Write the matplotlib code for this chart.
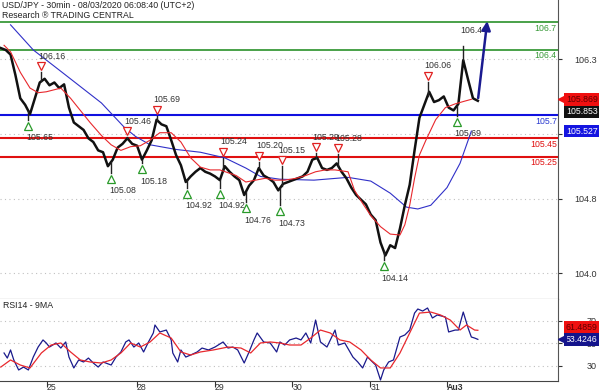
import numpy as np
import matplotlib.pyplot as plt
from matplotlib import transforms

plt.rcParams['font.family'] = ['Liberation Sans', 'DejaVu Sans']

# ---- data (30 min bars, x = bar number) ----
price_bars = list(range(0, 295, 3))
closes = [106.42, 106.40, 106.35, 106.13, 105.88, 105.81, 105.71, 105.88, 106.05, 106.09,
          106.02, 106.05, 105.99, 106.03, 105.78, 105.62, 105.58, 105.54, 105.45, 105.41,
          105.32, 105.30, 105.15, 105.22, 105.35, 105.39, 105.45, 105.39, 105.37, 105.22,
          105.32, 105.43, 105.65, 105.60, 105.58, 105.43, 105.27, 105.16, 104.98, 105.04,
          105.09, 105.13, 105.09, 105.07, 105.04, 105.00, 105.15, 105.09, 105.04, 105.00,
          104.84, 104.94, 105.00, 105.13, 105.05, 105.02, 104.98, 104.89, 104.96, 104.98,
          105.00, 105.02, 105.04, 105.09, 105.22, 105.24, 105.13, 105.11, 105.13, 105.18,
          105.09, 105.02, 104.92, 104.84, 104.79, 104.74, 104.63, 104.57, 104.33, 104.19,
          104.30, 104.27, 104.48, 104.73, 104.95, 105.32, 105.67, 105.81, 105.95, 105.84,
          105.86, 105.90, 105.78, 105.75, 105.82, 106.29, 106.08, 105.88, 105.853]

ma_fast_bars = [2, 6, 12, 18, 23, 28, 37, 43, 49, 55, 62, 68, 74, 80, 86, 92, 98, 105, 111,
                117, 123, 129, 135, 145, 151, 157, 163, 169, 175, 182, 188, 194, 200, 206,
                214, 218, 223, 228, 234, 240, 246, 249, 252, 255, 258, 262, 268, 274, 280,
                286, 290]
ma_fast = [106.45, 106.38, 106.16, 105.99, 105.94, 105.95, 105.99, 105.88, 105.75, 105.62,
           105.48, 105.38, 105.32, 105.36, 105.37, 105.43, 105.51, 105.51, 105.41, 105.24,
           105.14, 105.11, 105.11, 105.05, 104.98, 105.00, 105.02, 105.00, 105.00, 105.02,
           105.05, 105.09, 105.11, 105.11, 105.09, 104.89, 104.75, 104.62, 104.50, 104.42,
           104.41, 104.52, 104.73, 105.02, 105.27, 105.43, 105.65, 105.78, 105.82, 105.85,
           105.869]

ma_slow_bars = [6, 20, 37, 62, 76, 83, 92, 108, 123, 138, 151, 160, 172, 193, 214, 228, 240,
                250, 257, 265, 275, 283, 290]
ma_slow = [106.67, 106.40, 106.17, 105.83, 105.57, 105.47, 105.38, 105.33, 105.30, 105.24,
           105.13, 105.04, 105.01, 105.00, 105.03, 104.99, 104.86, 104.71, 104.69, 104.73,
           104.92, 105.18, 105.527]

high_bars = [25, 78, 96, 137, 159, 173, 194, 208, 263]
high_vals = [106.16, 105.46, 105.69, 105.24, 105.20, 105.15, 105.29, 105.28, 106.06]
low_bars = [17, 68, 87, 115, 135, 151, 172, 236, 281]
low_vals = [105.65, 105.08, 105.18, 104.92, 104.92, 104.76, 104.73, 104.14, 105.69]
spike_bar, spike_val = 285, 106.44

resistances = [106.7, 106.4]
pivot = 105.7
supports = [105.45, 105.25]
target = 106.74

rsi_bars = [2, 4, 6, 8, 11, 14, 17, 20, 23, 26, 28, 30, 34, 37, 40, 42, 45, 48, 51, 54, 57,
            60, 63, 68, 71, 74, 77, 79, 82, 85, 88, 91, 94, 95, 98, 102, 105, 106, 109, 111,
            114, 117, 121, 124, 128, 132, 137, 140, 143, 146, 150, 153, 156, 158, 162, 166,
            170, 172, 175, 178, 182, 185, 188, 191, 194, 197, 201, 206, 208, 212, 217, 220,
            223, 226, 231, 234, 236, 239, 242, 246, 249, 252, 255, 257, 260, 263, 266, 269,
            274, 276, 280, 282, 285, 288, 290, 292, 294]
rsi = [41.3, 36.8, 44.0, 35.1, 26.2, 28.8, 26.2, 37.7, 46.6, 52.9, 50.2, 46.6, 50.2, 45.7,
       51.1, 37.7, 28.0, 35.1, 33.3, 36.8, 32.4, 28.8, 33.3, 30.6, 37.7, 42.2, 51.1, 52.9,
       46.6, 50.2, 42.2, 51.1, 59.1, 66.2, 60.0, 61.7, 52.9, 41.3, 33.3, 44.0, 37.7, 39.5,
       42.2, 45.7, 44.0, 46.6, 51.1, 45.7, 46.6, 44.0, 32.4, 42.2, 52.9, 59.1, 51.1, 50.2,
       42.2, 51.1, 48.4, 52.9, 54.6, 52.9, 59.1, 50.2, 70.6, 51.1, 46.6, 61.7, 48.4, 50.2,
       37.7, 33.3, 28.0, 37.7, 30.6, 17.3, 26.2, 33.3, 35.1, 55.5, 57.3, 61.7, 76.8, 80.4,
       78.6, 81.3, 72.4, 75.1, 73.3, 60.0, 61.7, 61.7, 77.7, 63.5, 55.5, 54.6, 53.4246]
rsi_ma_bars = [0, 6, 12, 18, 25, 31, 37, 43, 49, 55, 62, 68, 74, 80, 86, 92, 98, 105, 111,
               117, 123, 131, 140, 148, 154, 160, 166, 172, 178, 185, 191, 197, 203, 209, 215,
               222, 228, 234, 240, 246, 252, 258, 265, 271, 277, 283, 287, 292, 294]
rsi_ma = [28.8, 35.1, 30.6, 28.0, 41.3, 48.4, 50.2, 42.2, 35.1, 33.3, 32.4, 35.1, 41.3, 50.2,
          46.6, 51.1, 59.1, 54.6, 42.2, 39.5, 42.2, 44.0, 46.6, 45.7, 41.3, 50.2, 51.1, 50.2,
          48.4, 48.4, 54.6, 61.7, 59.1, 52.9, 51.1, 44.0, 35.1, 28.0, 28.0, 41.3, 59.1, 76.8,
          77.7, 75.1, 70.6, 61.7, 66.2, 61.7, 61.4859]

day_ticks = [28.3, 83.7, 131.7, 179.7, 227.7, 275.1]
day_labels = ['25', '28', '29', '30', '31', 'Au3']

# ---- figure ----
fig = plt.figure(figsize=(6, 3.92), dpi=100)
ax = fig.add_axes([0, 1 - 299 / 392, 558 / 600, 299 / 392])
rax = fig.add_axes([0, 11 / 392, 558 / 600, 82 / 392], sharex=ax)

def off(a, dx, dy):
    return a.transData + transforms.ScaledTranslation(dx / 100, dy / 100, fig.dpi_scale_trans)

# levels
for lv in resistances:
    ax.axhline(lv, color='#3a9a3a', lw=1.3, zorder=2)
ax.axhline(pivot, color='#1010e0', lw=1.5, zorder=2)
for lv in supports:
    ax.axhline(lv, color='#e01010', lw=1.5, zorder=2)

lvl_tr = transforms.blended_transform_factory(ax.transAxes, ax.transData)
lvl_tr = lvl_tr + transforms.ScaledTranslation(0, -1.5 / 100, fig.dpi_scale_trans)
for lv in resistances:
    ax.text(0.998, lv, f'{lv:g}', transform=lvl_tr, ha='right', va='top', fontsize=6.3, color='#3a9a3a')
ax.text(0.998, pivot, f'{pivot:g}', transform=lvl_tr, ha='right', va='top', fontsize=6.3, color='#2a3ad0')
for lv in supports:
    ax.text(0.998, lv, f'{lv:g}', transform=lvl_tr, ha='right', va='top', fontsize=6.3, color='#e01010')

# moving averages
ax.plot(ma_slow_bars, ma_slow, color='#3030c8', lw=0.8, zorder=3)
ax.plot(ma_fast_bars, ma_fast, color='#e8282d', lw=0.8, zorder=4)

# price
ax.plot(price_bars, closes, color='#111111', lw=1.8, zorder=3)
for b, v in zip(high_bars + low_bars + [spike_bar], high_vals + low_vals + [spike_val]):
    ax.plot([b, b], [np.interp(b, price_bars, closes), v], color='#222222', lw=1.0, zorder=3)

# swing markers
for b, v in zip(high_bars, high_vals):
    ax.plot(b, v, marker='v', ms=6, mfc='white', mec='#e02020', mew=0.9, transform=off(ax, 0, 6), zorder=5)
    ax.text(b, v, f'{v:.2f}', transform=off(ax, -3, 16), ha='left', va='center', fontsize=6.3, color='#333333')
for b, v in zip(low_bars, low_vals):
    ax.plot(b, v, marker='^', ms=6, mfc='white', mec='#2a9a2a', mew=0.9, transform=off(ax, 0, -6), zorder=5)
    ax.text(b, v, f'{v:.2f}', transform=off(ax, -2, -18), ha='left', va='center', fontsize=6.3, color='#333333')
ax.text(spike_bar, spike_val, f'{spike_val:.2f}', transform=off(ax, -3, 16), ha='left', va='center',
        fontsize=6.3, color='#333333')

# projection arrow
ax.annotate('', xy=(300, target), xytext=(price_bars[-1], closes[-1]),
            arrowprops=dict(arrowstyle='-|>', color='#1a1a90', lw=1.8, mutation_scale=13), zorder=6)

ax.set_xlim(-0.5, 343.4)
ax.set_ylim(103.722, 106.937)
ax.set_yticks([106.3, 105.5, 104.8, 104.0])
ax.set_yticklabels(['106.3', '105.5', '104.8', '104.0'])

# rsi
rax.plot(rsi_bars, rsi, color='#1a1a8c', lw=0.9, zorder=3)
rax.plot(rsi_ma_bars, rsi_ma, color='#e8282d', lw=0.9, zorder=4)
rax.set_ylim(16.4, 89.3)
rax.set_yticks([70, 50, 30])
rax.set_yticklabels(['70', '50', '30'])
rax.set_xticks(day_ticks)
rax.set_xticklabels(day_labels)

for a in (ax, rax):
    a.yaxis.tick_right()
    a.tick_params(axis='y', direction='out', length=3, pad=25, labelsize=6.5, colors='#333333')
    for lab in a.get_yticklabels():
        lab.set_horizontalalignment('right')
    a.yaxis.grid(True, linestyle=(0, (1, 3)), color='#c0c0c0', lw=0.8)
    a.spines['left'].set_visible(False)
    a.spines['top'].set_visible(False)
    a.spines['right'].set_color('#555555')
    a.spines['bottom'].set_color('#444444')
    a.set_facecolor('white')

ax.tick_params(axis='x', length=0, labelbottom=False)
rax.tick_params(axis='x', direction='out', length=4, pad=-2.5, labelsize=6.3, colors='#333333')
for lab in rax.get_xticklabels():
    lab.set_horizontalalignment('left')
rax.get_xticklabels()[-1].set_fontweight('bold')

# value tags on the right
def tag(a, value, text, bg, fg, dy=0, pointer=False):
    tr = transforms.blended_transform_factory(a.transAxes, a.transData)
    tr = tr + transforms.ScaledTranslation(0, dy / 100, fig.dpi_scale_trans)
    a.text(1.014, value, text, transform=tr, ha='left', va='center', fontsize=6.3, color=fg,
           bbox=dict(boxstyle='square,pad=0.2', fc=bg, ec='none'), clip_on=False, zorder=10)
    if pointer:
        a.plot([1.008], [value], marker='<', ms=6, color=bg, transform=tr, clip_on=False, zorder=10)

tag(ax, ma_fast[-1], f'{ma_fast[-1]:.3f}', '#f01010', '#600000', pointer=True)
tag(ax, closes[-1], f'{closes[-1]:.3f}', '#111111', 'white', dy=-11)
tag(ax, ma_slow[-1], f'{ma_slow[-1]:.3f}', '#1414e0', 'white')
tag(rax, rsi_ma[-1], f'{rsi_ma[-1]:.4f}', '#f01010', '#600000', dy=3)
tag(rax, rsi[-1], f'{rsi[-1]:.4f}', '#14148c', 'white', pointer=True)

# titles
fig.text(2 / 600, 1 - 6 / 392, 'USD/JPY - 30min - 08/03/2020 06:08:40 (UTC+2)', ha='left', va='center',
         fontsize=6.3, color='#222222')
fig.text(2 / 600, 1 - 16 / 392, 'Research \u00ae TRADING CENTRAL', ha='left', va='center',
         fontsize=6.3, color='#222222')
fig.text(3 / 600, 1 - 306 / 392, 'RSI14 - 9MA', ha='left', va='center', fontsize=6.3, color='#222222')

fig.savefig('out.png', dpi=100)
================
What is asked: Look at the listing and set down only the lines from its start through the line with "plt.rcParams['font.family'] = ['Liberation", word for word and without pictures.

Complete response:
Write the matplotlib code for this chart.
import numpy as np
import matplotlib.pyplot as plt
from matplotlib import transforms

plt.rcParams['font.family'] = ['Liberation Sans', 'DejaVu Sans']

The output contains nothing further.